• _WRITTEN INSTRUCTION_
Copy the data that follows, character for character, minus the pictures.

• _RECORDED DATA_
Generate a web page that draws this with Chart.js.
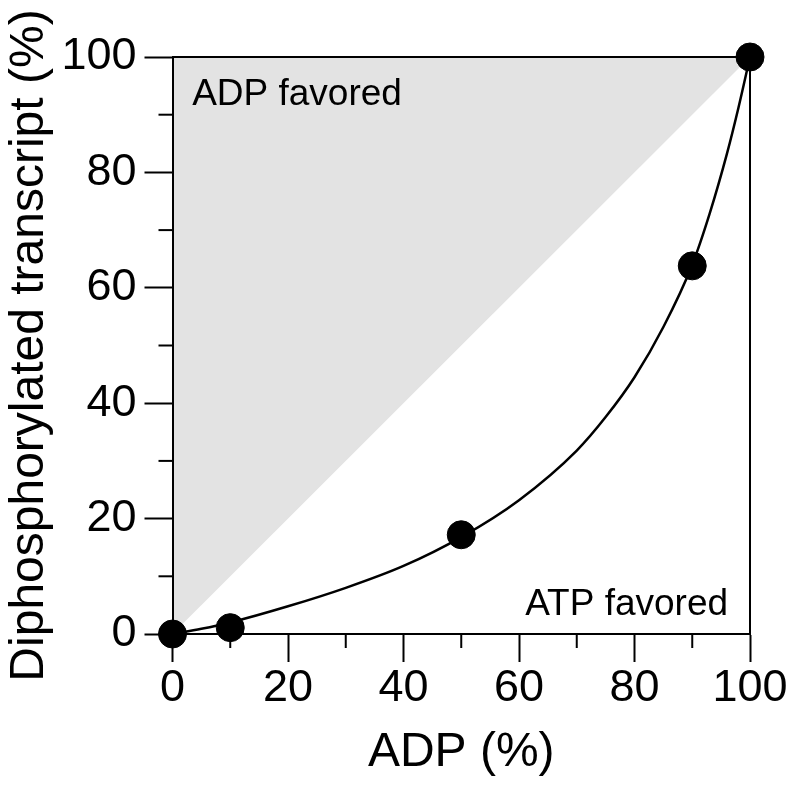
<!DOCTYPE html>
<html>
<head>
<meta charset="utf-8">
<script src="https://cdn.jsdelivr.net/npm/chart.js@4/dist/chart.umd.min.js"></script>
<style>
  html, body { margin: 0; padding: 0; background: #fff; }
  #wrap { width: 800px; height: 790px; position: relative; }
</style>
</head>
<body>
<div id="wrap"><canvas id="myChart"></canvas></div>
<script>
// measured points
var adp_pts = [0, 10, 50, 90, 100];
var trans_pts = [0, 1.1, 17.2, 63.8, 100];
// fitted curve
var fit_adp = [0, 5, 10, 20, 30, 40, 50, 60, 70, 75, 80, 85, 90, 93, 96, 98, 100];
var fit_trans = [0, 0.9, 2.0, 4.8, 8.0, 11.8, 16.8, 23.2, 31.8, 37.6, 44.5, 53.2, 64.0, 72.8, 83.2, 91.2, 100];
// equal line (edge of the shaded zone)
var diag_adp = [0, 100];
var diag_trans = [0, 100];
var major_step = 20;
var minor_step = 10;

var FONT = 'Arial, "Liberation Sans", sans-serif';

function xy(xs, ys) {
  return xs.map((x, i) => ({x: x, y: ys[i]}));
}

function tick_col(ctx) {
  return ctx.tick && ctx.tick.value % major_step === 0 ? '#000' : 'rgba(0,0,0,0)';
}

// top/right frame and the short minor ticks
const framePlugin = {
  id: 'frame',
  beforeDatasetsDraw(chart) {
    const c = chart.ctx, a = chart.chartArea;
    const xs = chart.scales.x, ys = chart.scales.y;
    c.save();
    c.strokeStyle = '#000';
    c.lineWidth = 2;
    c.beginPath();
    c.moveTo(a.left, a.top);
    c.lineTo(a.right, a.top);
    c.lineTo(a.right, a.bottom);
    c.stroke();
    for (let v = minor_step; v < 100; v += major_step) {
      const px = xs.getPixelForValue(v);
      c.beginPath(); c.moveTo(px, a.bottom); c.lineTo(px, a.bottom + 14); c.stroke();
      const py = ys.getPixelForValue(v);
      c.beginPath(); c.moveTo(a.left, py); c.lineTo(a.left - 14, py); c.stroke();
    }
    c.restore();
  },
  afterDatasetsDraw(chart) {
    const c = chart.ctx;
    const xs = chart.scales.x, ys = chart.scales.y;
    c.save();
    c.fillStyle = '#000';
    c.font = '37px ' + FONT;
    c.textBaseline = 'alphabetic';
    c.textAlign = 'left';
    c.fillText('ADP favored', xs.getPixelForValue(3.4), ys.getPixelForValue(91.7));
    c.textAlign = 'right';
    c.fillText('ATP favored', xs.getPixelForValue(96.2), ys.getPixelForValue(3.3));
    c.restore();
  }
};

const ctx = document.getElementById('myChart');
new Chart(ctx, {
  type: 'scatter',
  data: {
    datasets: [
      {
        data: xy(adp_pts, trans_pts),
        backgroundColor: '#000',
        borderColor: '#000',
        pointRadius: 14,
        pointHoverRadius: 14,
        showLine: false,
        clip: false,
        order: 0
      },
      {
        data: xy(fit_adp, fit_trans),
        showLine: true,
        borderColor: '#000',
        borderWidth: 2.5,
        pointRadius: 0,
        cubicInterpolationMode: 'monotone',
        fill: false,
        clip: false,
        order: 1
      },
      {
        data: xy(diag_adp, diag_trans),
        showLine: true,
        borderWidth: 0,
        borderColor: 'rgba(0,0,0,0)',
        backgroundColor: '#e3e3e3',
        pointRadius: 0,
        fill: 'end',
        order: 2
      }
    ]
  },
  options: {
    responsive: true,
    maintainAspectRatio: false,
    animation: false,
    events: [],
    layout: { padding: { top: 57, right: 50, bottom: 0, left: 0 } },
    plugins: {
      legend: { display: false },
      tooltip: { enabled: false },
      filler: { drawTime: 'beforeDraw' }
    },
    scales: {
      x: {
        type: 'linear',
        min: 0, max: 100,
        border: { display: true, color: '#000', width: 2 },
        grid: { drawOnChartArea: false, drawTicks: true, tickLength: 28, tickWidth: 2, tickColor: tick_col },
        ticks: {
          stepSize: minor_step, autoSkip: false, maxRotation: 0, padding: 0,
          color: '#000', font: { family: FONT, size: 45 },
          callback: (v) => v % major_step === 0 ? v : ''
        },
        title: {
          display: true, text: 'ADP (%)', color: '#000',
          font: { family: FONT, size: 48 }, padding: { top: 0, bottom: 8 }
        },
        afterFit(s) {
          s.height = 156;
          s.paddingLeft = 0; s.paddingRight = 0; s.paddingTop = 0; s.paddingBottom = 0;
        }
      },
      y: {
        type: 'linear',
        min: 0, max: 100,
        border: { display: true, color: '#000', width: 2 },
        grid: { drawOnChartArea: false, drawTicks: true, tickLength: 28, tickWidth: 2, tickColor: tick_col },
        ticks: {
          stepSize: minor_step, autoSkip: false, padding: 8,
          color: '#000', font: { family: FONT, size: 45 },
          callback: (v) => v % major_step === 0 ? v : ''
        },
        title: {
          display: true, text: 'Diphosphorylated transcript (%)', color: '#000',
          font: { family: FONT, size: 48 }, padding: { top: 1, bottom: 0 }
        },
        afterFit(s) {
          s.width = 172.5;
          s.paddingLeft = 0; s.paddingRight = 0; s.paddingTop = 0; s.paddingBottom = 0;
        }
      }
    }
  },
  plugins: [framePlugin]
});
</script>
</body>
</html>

• _SOLUTION TO THE PROBLEM_
Generate a web page that draws this with Chart.js.
<!DOCTYPE html>
<html>
<head>
<meta charset="utf-8">
<script src="https://cdn.jsdelivr.net/npm/chart.js@4/dist/chart.umd.min.js"></script>
<style>
  html, body { margin: 0; padding: 0; background: #fff; }
  #wrap { width: 800px; height: 790px; position: relative; }
</style>
</head>
<body>
<div id="wrap"><canvas id="myChart"></canvas></div>
<script>
// measured points
var adp_pts = [0, 10, 50, 90, 100];
var trans_pts = [0, 1.1, 17.2, 63.8, 100];
// fitted curve
var fit_adp = [0, 5, 10, 20, 30, 40, 50, 60, 70, 75, 80, 85, 90, 93, 96, 98, 100];
var fit_trans = [0, 0.9, 2.0, 4.8, 8.0, 11.8, 16.8, 23.2, 31.8, 37.6, 44.5, 53.2, 64.0, 72.8, 83.2, 91.2, 100];
// equal line (edge of the shaded zone)
var diag_adp = [0, 100];
var diag_trans = [0, 100];
var major_step = 20;
var minor_step = 10;

var FONT = 'Arial, "Liberation Sans", sans-serif';

function xy(xs, ys) {
  return xs.map((x, i) => ({x: x, y: ys[i]}));
}

function tick_col(ctx) {
  return ctx.tick && ctx.tick.value % major_step === 0 ? '#000' : 'rgba(0,0,0,0)';
}

// top/right frame and the short minor ticks
const framePlugin = {
  id: 'frame',
  beforeDatasetsDraw(chart) {
    const c = chart.ctx, a = chart.chartArea;
    const xs = chart.scales.x, ys = chart.scales.y;
    c.save();
    c.strokeStyle = '#000';
    c.lineWidth = 2;
    c.beginPath();
    c.moveTo(a.left, a.top);
    c.lineTo(a.right, a.top);
    c.lineTo(a.right, a.bottom);
    c.stroke();
    for (let v = minor_step; v < 100; v += major_step) {
      const px = xs.getPixelForValue(v);
      c.beginPath(); c.moveTo(px, a.bottom); c.lineTo(px, a.bottom + 14); c.stroke();
      const py = ys.getPixelForValue(v);
      c.beginPath(); c.moveTo(a.left, py); c.lineTo(a.left - 14, py); c.stroke();
    }
    c.restore();
  },
  afterDatasetsDraw(chart) {
    const c = chart.ctx;
    const xs = chart.scales.x, ys = chart.scales.y;
    c.save();
    c.fillStyle = '#000';
    c.font = '37px ' + FONT;
    c.textBaseline = 'alphabetic';
    c.textAlign = 'left';
    c.fillText('ADP favored', xs.getPixelForValue(3.4), ys.getPixelForValue(91.7));
    c.textAlign = 'right';
    c.fillText('ATP favored', xs.getPixelForValue(96.2), ys.getPixelForValue(3.3));
    c.restore();
  }
};

const ctx = document.getElementById('myChart');
new Chart(ctx, {
  type: 'scatter',
  data: {
    datasets: [
      {
        data: xy(adp_pts, trans_pts),
        backgroundColor: '#000',
        borderColor: '#000',
        pointRadius: 14,
        pointHoverRadius: 14,
        showLine: false,
        clip: false,
        order: 0
      },
      {
        data: xy(fit_adp, fit_trans),
        showLine: true,
        borderColor: '#000',
        borderWidth: 2.5,
        pointRadius: 0,
        cubicInterpolationMode: 'monotone',
        fill: false,
        clip: false,
        order: 1
      },
      {
        data: xy(diag_adp, diag_trans),
        showLine: true,
        borderWidth: 0,
        borderColor: 'rgba(0,0,0,0)',
        backgroundColor: '#e3e3e3',
        pointRadius: 0,
        fill: 'end',
        order: 2
      }
    ]
  },
  options: {
    responsive: true,
    maintainAspectRatio: false,
    animation: false,
    events: [],
    layout: { padding: { top: 57, right: 50, bottom: 0, left: 0 } },
    plugins: {
      legend: { display: false },
      tooltip: { enabled: false },
      filler: { drawTime: 'beforeDraw' }
    },
    scales: {
      x: {
        type: 'linear',
        min: 0, max: 100,
        border: { display: true, color: '#000', width: 2 },
        grid: { drawOnChartArea: false, drawTicks: true, tickLength: 28, tickWidth: 2, tickColor: tick_col },
        ticks: {
          stepSize: minor_step, autoSkip: false, maxRotation: 0, padding: 0,
          color: '#000', font: { family: FONT, size: 45 },
          callback: (v) => v % major_step === 0 ? v : ''
        },
        title: {
          display: true, text: 'ADP (%)', color: '#000',
          font: { family: FONT, size: 48 }, padding: { top: 0, bottom: 8 }
        },
        afterFit(s) {
          s.height = 156;
          s.paddingLeft = 0; s.paddingRight = 0; s.paddingTop = 0; s.paddingBottom = 0;
        }
      },
      y: {
        type: 'linear',
        min: 0, max: 100,
        border: { display: true, color: '#000', width: 2 },
        grid: { drawOnChartArea: false, drawTicks: true, tickLength: 28, tickWidth: 2, tickColor: tick_col },
        ticks: {
          stepSize: minor_step, autoSkip: false, padding: 8,
          color: '#000', font: { family: FONT, size: 45 },
          callback: (v) => v % major_step === 0 ? v : ''
        },
        title: {
          display: true, text: 'Diphosphorylated transcript (%)', color: '#000',
          font: { family: FONT, size: 48 }, padding: { top: 1, bottom: 0 }
        },
        afterFit(s) {
          s.width = 172.5;
          s.paddingLeft = 0; s.paddingRight = 0; s.paddingTop = 0; s.paddingBottom = 0;
        }
      }
    }
  },
  plugins: [framePlugin]
});
</script>
</body>
</html>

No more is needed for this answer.